Per il resto, il cinema americano ha continuato la sua tradizione di offrire alcuni solidi prodotti narrativi che riflettono su punti critici della loro società: su tutti, pensiamo a Wall Street 2, a The Social Network e a Fair Game, film che – soprattutto l’ultimo – hanno avuto un risultato di box office minore di quello che avrebbero potuto ottenere. Lo stesso si può dire di un solido thriller come The Next Three Days. Un discorso a parte – ma su questo rimandiamo all’ampia recensione presente in Scegliere un film 2011 – andrebbe fatto per The Tree of Life, un film ambizioso nel senso migliore del termine, forse non pienamente equilibrato nei suoi elementi, ma con alcuni momenti davvero memorabili e soprattutto con la capacità di porre con coraggio grandi domande. Né sono mancati gli appuntamenti con gli episodi di franchise ormai molto affermate, non tutti di eguale qualità. Mentre l’ultimo Shrek rappresenta un evidente miglioramento rispetto al precedente, ed Harry Potter sceglie toni cupi per la prima parte del suo ultimo capitolo su grande schermo, appare usurato (anche se per il momento ancora premiato dal pubblico) il nuovo Pirati dei Caraibi. Tutto il contrario di quanto accade con X-Men First Class, prequel della saga di casa Marvel, capace di oltrepassare i limiti del genere cinecomic e di affrontare tematiche profonde in un prodotto di assoluto intrattenimento. Molto buono anche il nuovo esordio cinematografico di un altro eroe dei fumetti Marvel: Captain America.

Possiamo ricordare poi una pattuglia di commedie italiane: quest’anno diverse di loro hanno incassato assai bene, molto al di sopra delle più rosee aspettative. È il caso di Qualunquemente, che è un filmetto tutto sommato sempliciotto e senz’altro con alcune volgarità di troppo; idem si può dire per Maschi contro femmine, mentre invece il «gemello» Femmine contro maschi è più fine e profondo. Forse avrebbe incassato ancora di più se non fosse stato preceduto dal «reciproco»: alcuni spettatori, delusi dal volgarotto Maschi contro femmine, non hanno voluto bissare e hanno quindi perso un film che – pur nella modalità della commedia – ricorda alcune verità di fondo sulla differenza fra i due sessi e sulla necessità di comprendersi senza pretese di dominio o di controllo sull’altro. Altra grande sorpresa della stagione è il successo di Immaturi, film con aspetti interessanti, soprattutto riguardo all’arco di maturazione dei personaggi: dato il risultato notevole al botteghino, i produttori si sono lanciati a realizzare immediatamente un sequel, che potremo vedere fra pochi mesi.

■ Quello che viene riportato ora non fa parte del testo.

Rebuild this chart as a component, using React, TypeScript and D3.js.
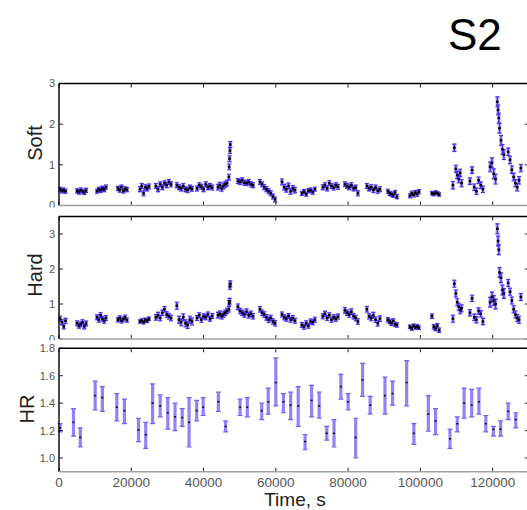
import React from "react";
import * as d3 from "d3";

const width = 527;
const height = 510;
const font = "'Liberation Sans', Arial, Helvetica, sans-serif";

// light-curve time bins (s), one row per observing chunk
const binTimes: number[][] = [
  [300, 800, 1300, 1800],
  [5000, 5500, 6000, 6500, 7000, 7500],
  [10500, 11000, 11500, 12000, 12500, 13000],
  [16300, 16800, 17300, 17800, 18300, 18800],
  [22400, 22900, 23400, 23900, 24400, 24900],
  [26800, 27400, 28000, 28600, 29200, 29800, 30400, 31000],
  [32600, 33200, 33800, 34400, 35000, 35600, 36200, 36800],
  [38200, 38800, 39400, 40000, 40600, 41200, 41800, 42400],
  [44000, 44500, 45000, 45500, 46000, 46500, 47000, 47100, 47200, 47300, 47400],
  [49500, 50100, 50700, 51300, 51900, 52500, 53100, 53700],
  [55600, 56200, 56800, 57400, 58000, 58600, 59200, 59800],
  [61700, 62300, 62900, 63500, 64100, 64700, 65300],
  [67200, 67800, 68400, 69000, 69600, 70200, 70800],
  [73000, 73600, 74200, 74800, 75400, 76000, 76600, 77200],
  [79100, 79700, 80300, 80900, 81500, 82100, 82700],
  [85200, 85800, 86400, 87000, 87600, 88200, 88800],
  [91000, 91500, 92000, 92500, 93000, 93500],
  [97100, 97600, 98100, 98600, 99100, 99600],
  [103200, 103700, 104200, 104700, 105200],
  [109000, 109400, 109800, 110200, 110600, 111000, 111400],
  [113700, 114300, 114900, 115500, 116100, 116700, 117300],
  [119300, 119800, 120300, 120800, 121300, 121500, 121700, 121900, 122300, 122700, 123100],
  [124300, 124800, 125300, 125800, 126300, 126800, 127300, 127800],
];

const softRate: number[][] = [
  [0.40, 0.36, 0.38, 0.35],
  [0.36, 0.33, 0.38, 0.35, 0.32, 0.37],
  [0.35, 0.40, 0.37, 0.42, 0.39, 0.45],
  [0.42, 0.38, 0.45, 0.36, 0.41, 0.39],
  [0.40, 0.48, 0.30, 0.45, 0.42, 0.47],
  [0.48, 0.40, 0.52, 0.45, 0.55, 0.50, 0.58, 0.52],
  [0.50, 0.45, 0.42, 0.48, 0.40, 0.38, 0.44, 0.41],
  [0.42, 0.50, 0.46, 0.40, 0.52, 0.45, 0.48, 0.44],
  [0.45, 0.50, 0.42, 0.48, 0.52, 0.55, 0.70, 0.95, 1.15, 1.35, 1.50],
  [0.60, 0.58, 0.62, 0.56, 0.55, 0.58, 0.52, 0.50],
  [0.58, 0.52, 0.45, 0.40, 0.35, 0.30, 0.22, 0.15],
  [0.58, 0.45, 0.40, 0.48, 0.35, 0.42, 0.38],
  [0.30, 0.34, 0.28, 0.36, 0.38, 0.33, 0.40],
  [0.45, 0.50, 0.42, 0.55, 0.48, 0.44, 0.50, 0.46],
  [0.52, 0.48, 0.45, 0.50, 0.42, 0.44, 0.30],
  [0.48, 0.42, 0.45, 0.38, 0.44, 0.36, 0.40],
  [0.35, 0.30, 0.28, 0.25, 0.32, 0.22],
  [0.24, 0.30, 0.26, 0.32, 0.28, 0.34],
  [0.30, 0.28, 0.32, 0.30, 0.27],
  [0.50, 1.42, 0.90, 0.75, 0.65, 0.80, 0.55],
  [0.60, 0.87, 0.45, 0.35, 0.62, 0.50, 0.40],
  [0.95, 1.05, 0.78, 0.65, 2.55, 2.35, 2.15, 1.90, 1.60, 1.38, 1.25],
  [1.32, 1.12, 0.88, 0.70, 0.55, 0.45, 0.62, 0.92],
];
const softErr = [0.05, 0.05, 0.05, 0.05, 0.06, 0.06, 0.06, 0.06, 0.07, 0.06, 0.06, 0.07,
  0.05, 0.06, 0.06, 0.06, 0.05, 0.05, 0.04, 0.09, 0.08, 0.12, 0.09];

const hardRate: number[][] = [
  [0.58, 0.48, 0.36, 0.52],
  [0.45, 0.38, 0.42, 0.48, 0.36, 0.44],
  [0.62, 0.55, 0.68, 0.58, 0.52, 0.60],
  [0.55, 0.60, 0.52, 0.57, 0.62, 0.54],
  [0.50, 0.53, 0.48, 0.55, 0.52, 0.58],
  [0.62, 0.68, 0.60, 0.75, 0.85, 0.70, 0.65, 0.60],
  [0.95, 0.55, 0.48, 0.62, 0.45, 0.40, 0.55, 0.50],
  [0.60, 0.68, 0.55, 0.65, 0.62, 0.70, 0.58, 0.66],
  [0.68, 0.72, 0.65, 0.70, 0.75, 0.80, 0.85, 1.02, 1.08, 1.50, 1.58],
  [0.92, 0.80, 0.75, 0.70, 0.78, 0.68, 0.72, 0.65],
  [0.85, 0.75, 0.70, 0.62, 0.55, 0.60, 0.50, 0.45],
  [0.70, 0.62, 0.58, 0.66, 0.55, 0.60, 0.52],
  [0.40, 0.35, 0.45, 0.38, 0.50, 0.48, 0.55],
  [0.65, 0.72, 0.60, 0.68, 0.55, 0.62, 0.58, 0.64],
  [0.82, 0.75, 0.70, 0.78, 0.65, 0.60, 0.50],
  [0.85, 0.65, 0.60, 0.68, 0.55, 0.45, 0.58],
  [0.55, 0.50, 0.45, 0.52, 0.42, 0.40],
  [0.35, 0.30, 0.38, 0.33, 0.36, 0.32],
  [0.65, 0.35, 0.30, 0.38, 0.25],
  [0.58, 1.58, 1.30, 1.05, 0.92, 0.82, 0.88],
  [0.75, 1.16, 0.62, 0.55, 0.80, 0.72, 0.50],
  [1.05, 1.20, 1.10, 1.00, 3.15, 2.80, 2.55, 1.90, 1.75, 1.40, 1.30],
  [1.60, 1.35, 1.10, 0.85, 0.70, 0.60, 0.55, 1.20],
];
const hardErr = [0.07, 0.07, 0.07, 0.06, 0.05, 0.08, 0.10, 0.07, 0.08, 0.08, 0.08, 0.07,
  0.07, 0.07, 0.08, 0.08, 0.06, 0.05, 0.06, 0.10, 0.09, 0.14, 0.10];

// hardness ratio, coarser bins
const hrTime = [
  300, 4000, 5900, 10000, 12000, 16000, 18100, 22000, 24000, 25900,
  28000, 30100, 32100, 34100, 36000, 38100, 39900, 44100, 46100, 50100,
  52100, 56100, 57900, 60000, 62100, 64100, 66200, 68100, 69900, 72000,
  74100, 76100, 78000, 80000, 82100, 84000, 86100, 90200, 92300, 96200,
  98200, 102200, 104200, 108200, 110200, 112100, 114200, 116200, 118100, 120200,
  122200, 124300, 126400,
];
const hrValue = [
  1.22, 1.26, 1.15, 1.455, 1.44, 1.37, 1.345, 1.205, 1.17, 1.40,
  1.38, 1.33, 1.30, 1.295, 1.26, 1.345, 1.37, 1.41, 1.23, 1.37,
  1.37, 1.345, 1.41, 1.55, 1.41, 1.385, 1.38, 1.12, 1.42, 1.38,
  1.18, 1.18, 1.52, 1.41, 1.15, 1.57, 1.385, 1.455, 1.47, 1.55,
  1.18, 1.32, 1.27, 1.14, 1.25, 1.40, 1.385, 1.41, 1.25, 1.21,
  1.21, 1.34, 1.28,
];
const hrLow = [
  1.19, 1.16, 1.08, 1.35, 1.34, 1.27, 1.25, 1.12, 1.07, 1.25,
  1.30, 1.21, 1.20, 1.23, 1.08, 1.27, 1.31, 1.34, 1.19, 1.31,
  1.30, 1.28, 1.32, 1.38, 1.33, 1.28, 1.23, 1.06, 1.30, 1.29,
  1.13, 1.08, 1.43, 1.35, 1.00, 1.45, 1.32, 1.32, 1.385, 1.38,
  1.10, 1.195, 1.17, 1.07, 1.19, 1.29, 1.30, 1.32, 1.19, 1.16,
  1.16, 1.28, 1.22,
];
const hrHigh = [
  1.25, 1.36, 1.22, 1.56, 1.52, 1.47, 1.43, 1.29, 1.26, 1.54,
  1.46, 1.44, 1.40, 1.36, 1.44, 1.42, 1.44, 1.48, 1.27, 1.43,
  1.44, 1.40, 1.51, 1.73, 1.47, 1.48, 1.52, 1.17, 1.53, 1.48,
  1.23, 1.28, 1.61, 1.47, 1.29, 1.69, 1.45, 1.59, 1.56, 1.71,
  1.25, 1.455, 1.36, 1.21, 1.30, 1.51, 1.50, 1.51, 1.31, 1.23,
  1.27, 1.40, 1.33,
];

const timeTicks = [0, 20000, 40000, 60000, 80000, 100000, 120000];
const softTicks = [0, 1, 2, 3];
const hardTicks = [0, 1, 2, 3];
const hrTicks = [1.0, 1.2, 1.4, 1.6, 1.8];

const x = d3.scaleLinear().domain([0, 130000]).range([59, 528.8]);
const ySoft = d3.scaleLinear().domain([0, 3]).range([205.5, 83.5]);
const yHard = d3.scaleLinear().domain([0, 3.5]).range([339, 216.5]);
const yHR = d3.scaleLinear().domain([0.9, 1.8]).range([471.7, 348.3]);

const barColor = "#4a2ef0";
const haloColor = "#9d8cff";

function Frame({ y, ticks, fmt }: { y: d3.ScaleLinear<number, number>; ticks: number[]; fmt: (v: number) => string }) {
  const [x0, x1] = x.range();
  const [yb, yt] = y.range();
  return (
    <g>
      {timeTicks.map(t => (
        <g key={t} stroke="#222" strokeWidth={1}>
          <line x1={x(t)} x2={x(t)} y1={yt} y2={yt + 4} />
          <line x1={x(t)} x2={x(t)} y1={yb} y2={yb - 4} />
        </g>
      ))}
      {ticks.map(v => (
        <g key={v}>
          <line x1={x0} x2={x0 + 4} y1={y(v)} y2={y(v)} stroke="#222" />
          <line x1={x1} x2={x1 - 4} y1={y(v)} y2={y(v)} stroke="#222" />
          <text x={x0 - 4} y={y(v)} dy="0.36em" textAnchor="end" fontSize={11} fill="#555">
            {fmt(v)}
          </text>
        </g>
      ))}
      <line x1={x0} x2={x1} y1={yt} y2={yt} stroke="#000" strokeWidth={1.4} />
      <line x1={x0} x2={x0} y1={yt} y2={yb} stroke="#000" strokeWidth={1.4} />
      <line x1={x1} x2={x1} y1={yt} y2={yb} stroke="#000" strokeWidth={1.4} />
      <line x1={x0} x2={x1} y1={yb} y2={yb} stroke="#a0a0a0" strokeWidth={1.4} />
    </g>
  );
}

function RatePoints({ y, rates, errs }: { y: d3.ScaleLinear<number, number>; rates: number[][]; errs: number[] }) {
  const pts = rates.flatMap((row, i) =>
    row.map((v, j) => ({ key: `${i}-${j}`, cx: x(binTimes[i][j]), cy: y(v), lo: y(v - errs[i]), hi: y(v + errs[i]) }))
  );
  return (
    <g>
      {pts.map(p => (
        <line key={`h${p.key}`} x1={p.cx} x2={p.cx} y1={p.lo + 1} y2={p.hi - 1} stroke={haloColor} strokeWidth={4} opacity={0.45} />
      ))}
      {pts.map(p => (
        <g key={p.key}>
          <line x1={p.cx} x2={p.cx} y1={p.lo} y2={p.hi} stroke={barColor} strokeWidth={1.5} />
          <line x1={p.cx - 2} x2={p.cx + 2} y1={p.lo} y2={p.lo} stroke={barColor} strokeWidth={1.1} />
          <line x1={p.cx - 2} x2={p.cx + 2} y1={p.hi} y2={p.hi} stroke={barColor} strokeWidth={1.1} />
        </g>
      ))}
      {pts.map(p => (
        <rect key={`d${p.key}`} x={p.cx - 1.3} y={p.cy - 1.2} width={2.6} height={2.4} fill="#000" />
      ))}
    </g>
  );
}

export default function App() {
  return (
    <svg width={width} height={height} style={{ position: "absolute", left: 0, top: 0, background: "#fff" }} fontFamily={font}>
      <defs>
        <clipPath id="clipSoft"><rect x={0} y={0} width={width} height={207.5} /></clipPath>
        <clipPath id="clipHard"><rect x={0} y={207.5} width={width} height={132.8} /></clipPath>
        <clipPath id="clipHR"><rect x={0} y={340.3} width={width} height={170} /></clipPath>
      </defs>

      <text x={448} y={50} fontSize={44} fill="#000">S2</text>

      <g clipPath="url(#clipSoft)">
        <RatePoints y={ySoft} rates={softRate} errs={softErr} />
        <Frame y={ySoft} ticks={softTicks} fmt={d3.format("d")} />
        <text transform="translate(41.5,143) rotate(-90)" textAnchor="middle" fontSize={20} fill="#222">Soft</text>
      </g>

      <g clipPath="url(#clipHard)">
        <RatePoints y={yHard} rates={hardRate} errs={hardErr} />
        <Frame y={yHard} ticks={hardTicks} fmt={d3.format("d")} />
        <text transform="translate(41.5,275) rotate(-90)" textAnchor="middle" fontSize={20} fill="#222">Hard</text>
      </g>

      <g clipPath="url(#clipHR)">
        {hrTime.map((t, i) => {
          const cx = x(t);
          const lo = yHR(hrLow[i]);
          const hi = yHR(hrHigh[i]);
          return (
            <g key={t}>
              <line x1={cx} x2={cx} y1={lo} y2={hi} stroke="#9680f7" strokeWidth={3.2} />
              <line x1={cx - 2.5} x2={cx + 2.5} y1={lo} y2={lo} stroke="#7a5cf4" strokeWidth={1.2} />
              <line x1={cx - 2.5} x2={cx + 2.5} y1={hi} y2={hi} stroke="#7a5cf4" strokeWidth={1.2} />
              <rect x={cx - 1} y={yHR(hrValue[i]) - 0.8} width={2} height={1.6} fill="#111" />
            </g>
          );
        })}
        <Frame y={yHR} ticks={hrTicks} fmt={d3.format(".1f")} />
        {timeTicks.map(t => (
          <text key={t} x={x(t)} y={486.5} textAnchor="middle" fontSize={13.5} fill="#555">{t}</text>
        ))}
        <text transform="translate(33.5,409) rotate(-90)" textAnchor="middle" fontSize={20} fill="#222">HR</text>
        <text x={295} y={506} textAnchor="middle" fontSize={19} fill="#222">Time, s</text>
      </g>
    </svg>
  );
}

Per i bambini, oltre ai già citati Toy Story 3 e Shrek, e oltre alle Cronache di Narnia, film con un trasparente impianto cristiano, molto fruibile da parte di un pubblico di preadolescenti, troviamo alcuni altri film divertenti e in modo diverso ben riusciti: in ordine di merito collocheremmo Rapunzel, Cattivissimo me e Rio. Sempre nei film degni di nota, questa volta per un pubblico che vuole riflettere, torniamo al cinema europeo di qualità: In un mondo migliore, meritato Oscar al miglior film straniero, affronta di petto non solo il nodo dei rapporti genitori-figli, ma anche quello del conflitto tra spinta ideale e contraddizioni dell’esistenza; Non lasciarmi, struggente apologo contro le derive e gli arbìtri della scienza (con trasparenti riferimenti a tematiche calde come l’eutanasia e le manipolazioni genetiche), trova una via poetica, ma non per questo meno stringente per mettere a nudo le contraddizioni di certe pratiche e rivendicare il valore della persona umana.

Insomma, tutto sommato una buona annata, forse anche ottima. Per il nostro cinema, la stagione appena conclusa potrà forse essere ricordata come l’anno di svolta. Vedremo se il cinema italiano saprà mantenere il gancio sul pubblico tenendo anche alta la qualità delle proposte. Almeno, ce lo possiamo augurare.